I was reading this Yglesias post on the economic consequences of a possible Israel-Iran war, which seemed completely reasonable to me, until I came upon this sentence:
I don’t know nearly enough about the oil industry to be sure whether prices really would spike to cataclysmic highs (seems plausible enough, though) but if such price spikes do happen the consequences would be much worse than either 2008 or 1973. That’s because the pre-crisis economic conditions in the early seventies were totally fine, one of the reasons Nixon cruised to re-election in ‘72:
Now as I've said before, I think Yglesias is a smart and talented blogger, but Jesus Christ, the bolded sentence is just a howler. Nixon imposed national wage and price controls -- imagine that -- in August 1971 in response to rising rates of inflation. The wage and price controls would remain in effect for nearly three years, although they failed pretty miserably, in part due to the first Arab oil embargo during the Yom Kippur War.
People in the United States in 1972 did not perceive the economy as fine. Nixon's landslide win had little to do with the economy and much more to do with the backlash politics of the era, which the nomination of George McGovern helped take to another level.
Forgive my pedantry, but I really hate when basic historical facts -- easily ascertainable -- are subject to this kind of half-assed writing.
Welcome to my world, C. So much of what I read--in "prestigious" publications, too--is poorly-written, error-laden, just-get-it-done-and-posted stuff that clearly bypassed the copyeditor, went directly to Go, and did not earn its $200. Sometimes it's written correctly enough, but the dull word choices and template-generated sentence structures resemble the plodding prose of a bright engineering or pre-med student who knows he needs the A in English but makes no bones about how much he loathes language; indeed, he would seem to want the reader to really get how little pleasure he takes in the artistry-free execution of same.
Then there are the times when I wind up wishing I'd never read something in the first place, like Stanley Fish's latest plagiarism apologia.
Sure, plagiarism isn't as bad as murder, but I am sick and tired of people getting hired for plum writing positions when they can't fucking write their way out of a wet paper bag, and then--and THEN!!!!--with the pressure on, they freak out and steal someone else's creation.
Because that's what plagiarism is: stealing someone's work.
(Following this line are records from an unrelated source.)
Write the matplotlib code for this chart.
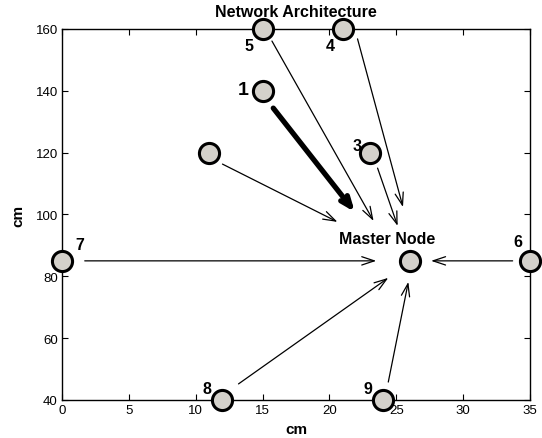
import matplotlib
matplotlib.use("Agg")
import matplotlib.pyplot as plt

plt.rcParams['font.family'] = ['Liberation Sans', 'DejaVu Sans']

# Nodes
node_x = [15, 21, 15, 23, 11, 0, 35, 12, 24]
node_y = [160, 160, 140, 120, 120, 85, 85, 40, 40]
node_labels = ['5', '4', '1', '3', '', '7', '6', '8', '9']
master_x = 26
master_y = 85
master_label = 'Master Node'

# Arrows (start -> end)
arrow_x0 = [15.7, 22.1, 23.6, 12.0, 1.7, 33.7, 13.2, 24.4]
arrow_y0 = [156.1, 156.8, 115.0, 116.3, 85.0, 85.0, 45.2, 45.8]
arrow_x1 = [23.3, 25.5, 25.1, 20.6, 23.5, 27.6, 24.4, 25.9]
arrow_y1 = [97.9, 102.4, 96.3, 97.6, 85.0, 85.0, 79.5, 78.2]
# thick arrow from node 1
thick_x0, thick_y0 = 15.8, 134.4
thick_x1, thick_y1 = 21.9, 100.8

title = 'Network Architecture'
xlabel = 'cm'
ylabel = 'cm'
xticks = [0, 5, 10, 15, 20, 25, 30, 35]
yticks = [40, 60, 80, 100, 120, 140, 160]

fig = plt.figure(figsize=(5.42, 4.39), dpi=100)
ax = fig.add_axes([0.1144, 0.0866, 0.8635, 0.8451])
ax.set_xlim(0, 35)
ax.set_ylim(40, 160)
ax.set_xticks(xticks)
ax.set_yticks(yticks)
ax.tick_params(direction='in', top=True, right=True, length=4, width=0.8,
               labelsize=9.5, pad=3)
for s in ax.spines.values():
    s.set_linewidth(1.0)

for x0, y0, x1, y1 in zip(arrow_x0, arrow_y0, arrow_x1, arrow_y1):
    ax.annotate('', xy=(x1, y1), xytext=(x0, y0),
                arrowprops=dict(arrowstyle='->,head_length=0.9,head_width=0.3',
                                lw=0.9, color='black', shrinkA=0, shrinkB=0))
ax.annotate('', xy=(thick_x1, thick_y1), xytext=(thick_x0, thick_y0),
            arrowprops=dict(arrowstyle='->,head_length=0.75,head_width=0.3',
                            lw=3.8, color='black', shrinkA=0, shrinkB=0))

mk = dict(marker='o', markersize=14.5, markerfacecolor='#d4d1cb',
          markeredgecolor='black', markeredgewidth=2.2, linestyle='none',
          clip_on=False, zorder=5)
ax.plot(node_x, node_y, **mk)
ax.plot([master_x], [master_y], **mk)

label_off = [(-10, -12), (-9, -12), (-14, 1), (-9, 5), (0, 0),
             (13, 12), (-9, 14), (-11, 8), (-11, 8)]
for x, y, lab, off in zip(node_x, node_y, node_labels, label_off):
    if not lab:
        continue
    fs = 14 if lab == '1' else 11.5
    ax.annotate(lab, xy=(x, y), xytext=off, textcoords='offset points',
                ha='center', va='center', fontsize=fs, fontweight='bold',
                zorder=6, annotation_clip=False)

ax.annotate(master_label, xy=(master_x, master_y), xytext=(-16, 16),
            textcoords='offset points', ha='center', va='center',
            fontsize=11.5, fontweight='bold')

ax.set_title(title, fontsize=11.5, fontweight='bold', pad=9)
ax.set_xlabel(xlabel, fontsize=11, fontweight='bold', labelpad=4)
ax.set_ylabel(ylabel, fontsize=11, fontweight='bold', labelpad=7)

fig.savefig('out.png', dpi=100)
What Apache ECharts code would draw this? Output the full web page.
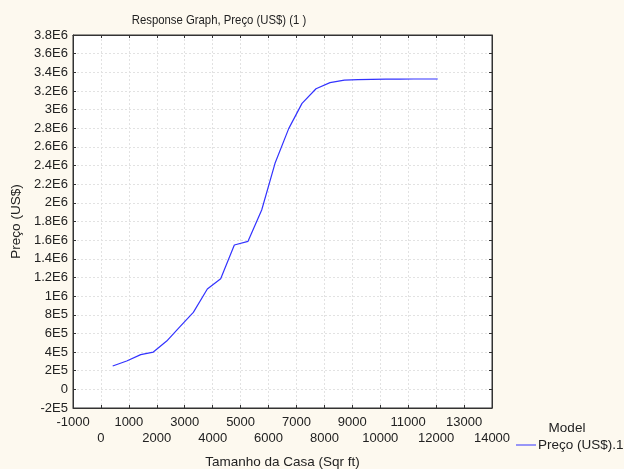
<!DOCTYPE html>
<html>
<head>
<meta charset="utf-8">
<script src="https://cdn.jsdelivr.net/npm/echarts@6/dist/echarts.min.js"></script>
<style>
html,body{margin:0;padding:0;background:#fdf9ef;}
#c{width:624px;height:469px;}
</style>
</head>
<body>
<div id="c"></div>
<script>
var xValues = [421, 922, 1424, 1876, 2354, 2831, 3308, 3809, 4287, 4776, 5266, 5755, 6232, 6722, 7199, 7700, 8200, 8714, 9200, 9700, 10200, 10700, 11200, 11700, 12057];
var yValues = [250000, 304000, 372000, 400000, 518000, 672000, 826000, 1076000, 1187000, 1548000, 1587000, 1923000, 2424000, 2796000, 3067000, 3224000, 3289000, 3317000, 3322000, 3325000, 3326000, 3327000, 3328000, 3328000, 3328000];
var yTickValues = [-200000, 0, 200000, 400000, 600000, 800000, 1000000, 1200000, 1400000, 1600000, 1800000, 2000000, 2200000, 2400000, 2600000, 2800000, 3000000, 3200000, 3400000, 3600000, 3800000];
var yTickLabels = ['-2E5', '0', '2E5', '4E5', '6E5', '8E5', '1E6', '1.2E6', '1.4E6', '1.6E6', '1.8E6', '2E6', '2.2E6', '2.4E6', '2.6E6', '2.8E6', '3E6', '3.2E6', '3.4E6', '3.6E6', '3.8E6'];
var xTickLabels = ['-1000', '0', '1000', '2000', '3000', '4000', '5000', '6000', '7000', '8000', '9000', '10000', '11000', '12000', '13000', '14000'];

var FONT = 'Liberation Sans, Arial, sans-serif';
var chart = echarts.init(document.getElementById('c'), null, {renderer: 'canvas'});
var pts = xValues.map(function (x, i) { return [x, yValues[i]]; });

function yLabel(v) {
  for (var i = 0; i < yTickValues.length; i++) {
    if (Math.abs(yTickValues[i] - v) < 1) return yTickLabels[i];
  }
  return '';
}
function xLabelOdd(v) {
  var idx = Math.round((v + 1000) / 1000);
  return Math.abs(Math.round(v / 1000)) % 2 === 1 ? (xTickLabels[idx] || '') : '';
}
function xLabelEven(v) {
  var idx = Math.round((v + 1000) / 1000);
  return Math.abs(Math.round(v / 1000)) % 2 === 0 ? (xTickLabels[idx] || '') : '';
}

var axisLineStyle = {color: '#333', width: 1};
var labelStyle = {fontSize: 13, fontFamily: FONT, color: '#222'};
var option = {
  backgroundColor: '#fdf9ef',
  animation: false,
  textStyle: {fontFamily: FONT},
  grid: {left: 73, top: 35, right: 132, bottom: 61, outerBoundsMode: 'none', containLabel: false, show: true, backgroundColor: '#ffffff', borderColor: '#333', borderWidth: 1},
  graphic: [
    {type: 'text', x: 219, y: 20, scaleX: 0.84, originX: 0, originY: 0, style: {text: 'Response Graph, Preço (US$) (1 )', fontSize: 13.5, fontFamily: FONT, fill: '#222', align: 'center', verticalAlign: 'middle'}},
    {type: 'text', x: 567, y: 428, style: {text: 'Model', fontSize: 13.5, fontFamily: FONT, fill: '#222', align: 'center', verticalAlign: 'middle'}}
  ],
  legend: {
    left: 511, top: 433, itemWidth: 20, itemHeight: 1, itemGap: 4, icon: 'rect',
    textStyle: {fontSize: 13.5, fontFamily: FONT, color: '#222', padding: [0, 0, 0, -3]},
    data: [{name: 'Preço (US$).1'}]
  },
  xAxis: [{
    type: 'value', min: -1000, max: 14000, interval: 1000,
    name: 'Tamanho da Casa (Sqr ft)', nameLocation: 'middle', nameGap: 47,
    nameTextStyle: {fontSize: 13.5, fontFamily: FONT, color: '#222'},
    axisLine: {show: true, onZero: false, lineStyle: axisLineStyle},
    axisTick: {show: true, inside: true, length: 3, lineStyle: axisLineStyle},
    axisLabel: Object.assign({formatter: xLabelOdd, margin: 8, hideOverlap: false}, labelStyle),
    splitLine: {show: true, lineStyle: {color: '#e2e2e2', type: [2, 2]}}
  }, {
    type: 'value', position: 'top', min: -1000, max: 14000, interval: 1000,
    axisLine: {show: true, onZero: false, lineStyle: axisLineStyle},
    axisTick: {show: true, inside: true, length: 3, lineStyle: axisLineStyle},
    axisLabel: {show: false}, splitLine: {show: false}
  }, {
    type: 'value', position: 'bottom', offset: 0, min: -1000, max: 14000, interval: 1000,
    axisLine: {show: false, onZero: false},
    axisTick: {show: false},
    axisLabel: Object.assign({formatter: xLabelEven, margin: 24, hideOverlap: false}, labelStyle),
    splitLine: {show: false}
  }],
  yAxis: [{
    type: 'value', min: -200000, max: 3800000, interval: 200000,
    name: 'Preço (US$)', nameLocation: 'middle', nameGap: 49,
    nameTextStyle: {fontSize: 13.5, fontFamily: FONT, color: '#222'},
    axisLine: {show: true, onZero: false, lineStyle: axisLineStyle},
    axisTick: {show: true, inside: true, length: 3, lineStyle: axisLineStyle},
    axisLabel: Object.assign({formatter: yLabel, margin: 5, hideOverlap: false}, labelStyle),
    splitLine: {show: true, lineStyle: {color: '#e2e2e2', type: [2, 2]}}
  }, {
    type: 'value', position: 'right', min: -200000, max: 3800000, interval: 200000,
    axisLine: {show: true, onZero: false, lineStyle: axisLineStyle},
    axisTick: {show: true, inside: true, length: 3, lineStyle: axisLineStyle},
    axisLabel: {show: false}, splitLine: {show: false}
  }],
  series: [{
    name: 'Preço (US$).1', type: 'line', data: pts, showSymbol: false, symbol: 'none',
    lineStyle: {color: '#3333ff', width: 1.2}, itemStyle: {color: '#3333ff'}
  }]
};
chart.setOption(option);
</script>
</body>
</html>
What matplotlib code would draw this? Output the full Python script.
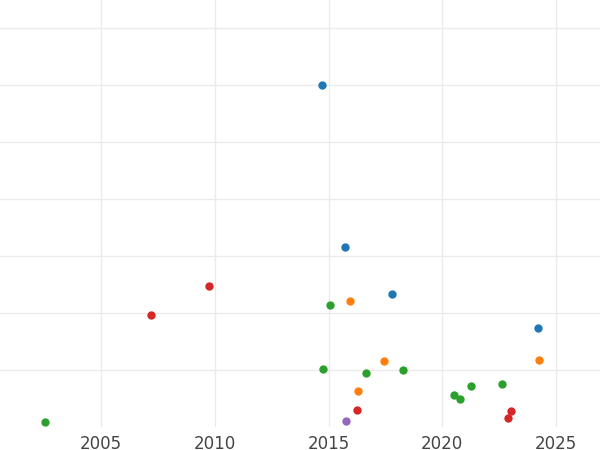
import matplotlib
matplotlib.use("Agg")
from matplotlib import pyplot as plt

# year, value per group
blue_x = [2014.71, 2015.72, 2017.79, 2024.21]
blue_y = [6.0, 3.16, 2.33, 1.74]
red_x = [2007.20, 2009.75, 2016.25, 2022.89, 2023.02]
red_y = [1.96, 2.47, 0.30, 0.16, 0.28]
green_x = [2002.54, 2015.07, 2014.76, 2016.65, 2018.27, 2020.52, 2020.78, 2021.26, 2022.63]
green_y = [0.09, 2.14, 1.02, 0.95, 1.00, 0.56, 0.49, 0.72, 0.75]
orange_x = [2015.95, 2017.44, 2016.30, 2024.25]
orange_y = [2.21, 1.16, 0.63, 1.18]
purple_x = [2015.77]
purple_y = [0.11]

fig = plt.figure(figsize=(6, 4.5), dpi=100)
ax = fig.add_axes([0, 0.051, 1, 0.949])

groups = [(blue_x, blue_y, '#1f77b4'), (red_x, red_y, '#d62728'),
          (green_x, green_y, '#2ca02c'), (orange_x, orange_y, '#ff7f0e'),
          (purple_x, purple_y, '#9467bd')]
for xs, ys, c in groups:
    ax.scatter(xs, ys, s=36, color=c, zorder=3, linewidths=0)

ax.set_xlim(2000.56, 2026.93)
ax.set_ylim(0, 7.49)
ax.set_xticks([2005, 2010, 2015, 2020, 2025])
ax.set_yticks(range(1, 8))
ax.set_yticklabels([])
ax.tick_params(axis='both', length=0, labelsize=12, labelcolor='#444444')
ax.tick_params(axis='x', pad=6)
ax.grid(color='#ebebeb', linewidth=1)
ax.set_axisbelow(True)
for s in ax.spines.values():
    s.set_visible(False)

fig.savefig("out.png")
Fuck that noise.
Finally, there are the Young'uns. There is no excuse--NO EXCUSE, NONE NONE NONE, do you hear me? NONE!--for a Harvard graduate to be writing such a blatant, easily-fact-checked error when constructing an argument that in part relies on that error. And no, running out of coffee, being in a hurry, or not being a nit-picker are not excuses. That's just plain laziness. Especially now, when fact-checking doesn't require one to drive to the library, comb through spools of microfiche, or worse, spend an hour sorting through the card catalog and then have to climb the stairs (ladders) through a half-dozen attic-like warehouses to reach the bookshelves containing the copies of the publications you need, and then sit on the floor, with cobwebs sticking to your sweaty hair, while you sort through a few dozen issues in order to narrow it down to the three or four you can safely manage to carry under one arm while you negotiate your way back down the stairs (ladders).
No excuse. None.
Posted by: litbrit | August 11, 2010 at 06:58 PM
Eh. I take the long view, in which a thousand years from now there are hot arguments at dissertation defenses over whether there was ever was a president Johnson, or that all the contemporary references were instead to President Clinton's Johnson as the thing that finally undid the Republic.
Posted by: Davis X. Machina | August 11, 2010 at 08:05 PM
No research skills are required; any old geezer would have gladly given him an earful about those days. There are many millions of grandparents out here who remember the relentless squeeze of inflation very well.
I'm not the only one who pledged to stop buying this or that foodstuff if it went higher than $1 a pound and then upped that limit three times before giving up the pledge altogether and just trying to stay afloat. A lot of us concurred finally with the poet, "I wonder what the vintner buys one half so precious as what he sells." Things were not fine, kid.
Posted by: wev | August 11, 2010 at 08:57 PM
As long as it didn't also undo the Democrat, fair enough.